If the key is already in the dictionary, assignment replaces the value associated with it rather than adding another entry (since each key can appear at most once). Let's fix Turing's birthday by replacing 1612 with 1912:


In [4]:
birthdays['Turing'] = 1912
print birthdays


{'Turing': 1912, 'Newton': 1642, 'Darwin': 1809}

At this point, our set looks like this:

Trying to get the value associated with a key that isn't in the dictionary is an error, just like trying to access a nonexistent variable or get an out-of-bounds element from a list. For example, let's try to look up Florence Nightingale's birthday:


In [5]:
print birthdays['Nightingale']


---------------------------------------------------------------------------
KeyError                                  Traceback (most recent call last)
<ipython-input-5-44ca8cabb590> in <module>()
----> 1 print birthdays['Nightingale']

KeyError: 'Nightingale'

If we're not sure whether a key is in a dictionary or not, we can test for it using in:


In [6]:
print 'Nightingale' in birthdays


False

In [7]:
print 'Darwin' in birthdays


True

We can see how many entries are in the dictionary using len, and loop over the keys in a dictionary using for:


In [8]:
print len(birthdays)
for name in birthdays:
    print name, birthdays[name]


3
Turing 1912
Newton 1642
Darwin 1809

This is a little bit different from looping over a list. When we loop over a list we get the values in the list. When we loop over a dictionary, on the other hand, the loop gives us the keys, which we can use to look up the values.

We're now ready to count atoms. The main body of our program looks like this:


In [14]:
def main(filename):
    counts = count_atoms(filename)
    for atom in counts:
        print atom, counts[atom]

count_atoms reads atomic symbols from a file, one per line, and creates a dictionary of atomic symbols and counts.

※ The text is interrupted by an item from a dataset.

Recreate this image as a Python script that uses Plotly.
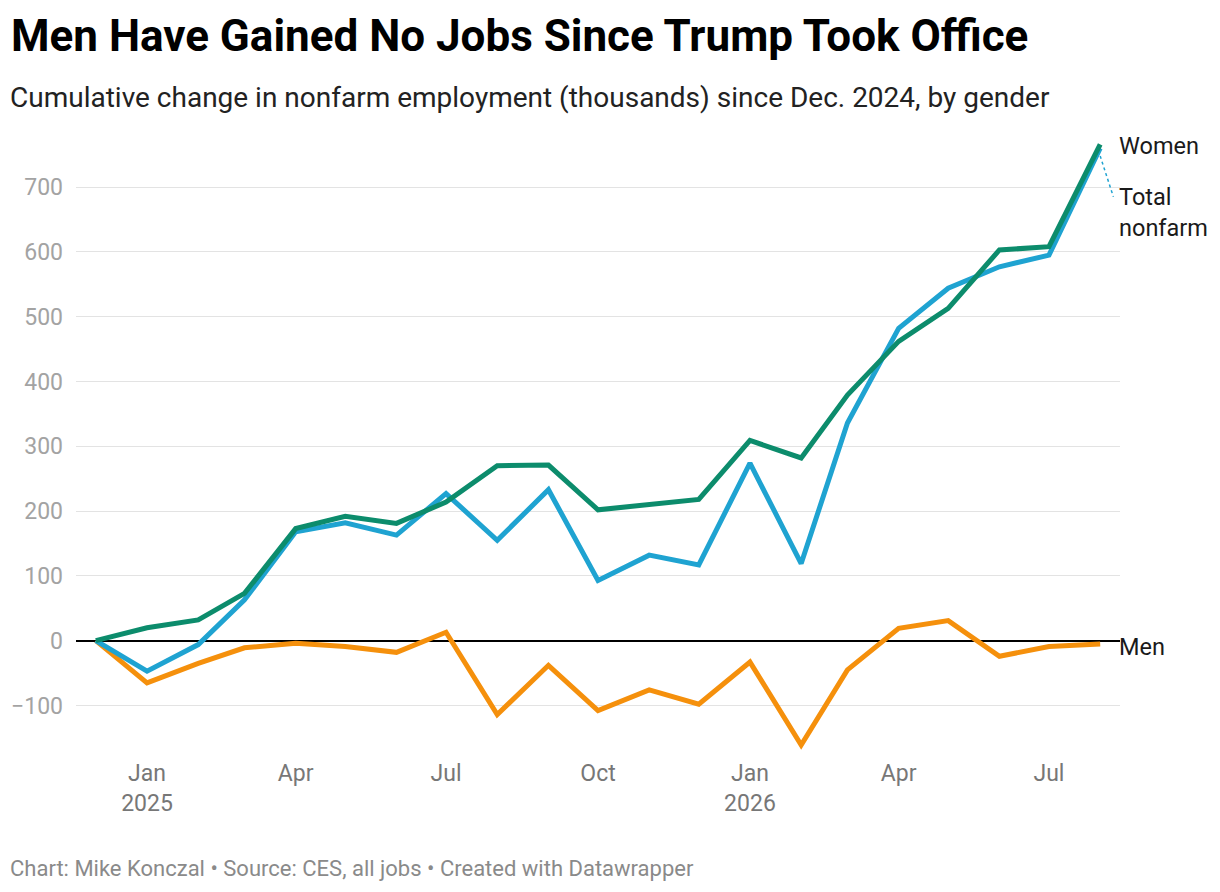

Once we have that dictionary, we use a loop like the one we just saw to print out its contents.

Here's the function that does the counting:


In [15]:
def count_atoms(filename):
    '''Count unique atoms, returning a dictionary.'''

    result = {}
    with open(filename, 'r') as reader:
	for line in reader:
	    atom = line.strip()
            if atom not in result:
                result[atom] = 1
            else:
                result[atom] = result[atom] + 1
    return result

We start with a docstring to explain the function's purpose to whoever has to read it next. We then create an empty dictionary to fill with data, and use a loop to process the lines from the input file one by one. Notice that the empty dictionary is written {}: this is the "previous use" we referred to when explaining why an empty set had to be written set().

After stripping whitespace off the atom's symbol, we check to see if we've seen it before. If we haven't, we set its count to 1, because we've now seen that atom one time. If we have seen it before, we add one to the previous count and store that new value back in the dictionary. When the loop is done, we return the dictionary we have created.

Let's watch this function in action. Before we read any data, our dictionary is empty. After we see 'Na' for the first time, our dictionary has one entry: its key is 'Na', and its value is 1. When we see 'Fe', we add another entry to the dictionary with that string as a key and 1 as a value. Finally, when we see 'Na' for the second time, we add one to its count.

Input Dictionary
start {}
Na {'Na' : 1}
Fe {'Na' : 1, 'Fe' : 1}
Na {'Na' : 2, 'Fe' : 1}

In [16]:
main('some_atoms.txt')


Na 3
Si 1
Fe 1
Pd 1

Just as we use tuples for multi-part entries in sets, we can use them for multi-part keys in dictionaries. For example, if we want to store the years in which scientists were born using their full names, we could do this:


In [17]:
birthdays = {
    ('Isaac', 'Newton') : 1642,
    ('Charles', 'Robert', 'Darwin') : 1809,
    ('Alan', 'Mathison', 'Turing') : 1912
}
print birthdays


{('Charles', 'Robert', 'Darwin'): 1809, ('Isaac', 'Newton'): 1642, ('Alan', 'Mathison', 'Turing'): 1912}

If we do this, though, we always have to look things up by the full key: there is no way to ask for all the entries whose keys contain the word 'Darwin', because Python cannot match part of a tuple.

If we think of a dictionary as a two-column table, it is occasionally useful to get one or the other column, i.e., just the keys or just the values:


In [18]:
all_keys = birthdays.keys()
print all_keys


[('Charles', 'Robert', 'Darwin'), ('Isaac', 'Newton'), ('Alan', 'Mathison', 'Turing')]

In [20]:
all_values = birthdays.values()
print all_values


[1809, 1642, 1912]

These methods should be used sparingly: the dictionary doesn't store the keys or values in a list, these methods both actually create a new list as their result. In particular, we shouldn't loop over a dictionary's entries like this:


In [2]:
for key in birthdays.keys():
    print key, birthdays[key]


Newton 1642
Darwin 1809

Key Points

  • Use dictionaries to store key-value pairs with distinct keys.
  • Create dictionaries using {k1:v1, k2:v2, ...}.
  • Dictionaries are mutable, i.e., they can be updated in place.
  • Dictionary keys must be immutable, but values can be anything.
  • Use tuples to store multi-part keys in dictionaries.
  • dict[key] refers to the dictionary entry with a particular key.
  • key in dict tests whether a key is in a dictionary.
  • len(dict) returns the number of entries in a dictionary.
  • A loop over a dictionary produces each key once, in arbitrary order.
  • dict.keys() creates a list of the keys in a dictionary.
  • dict.values() creates a list of the keys in a dictionary.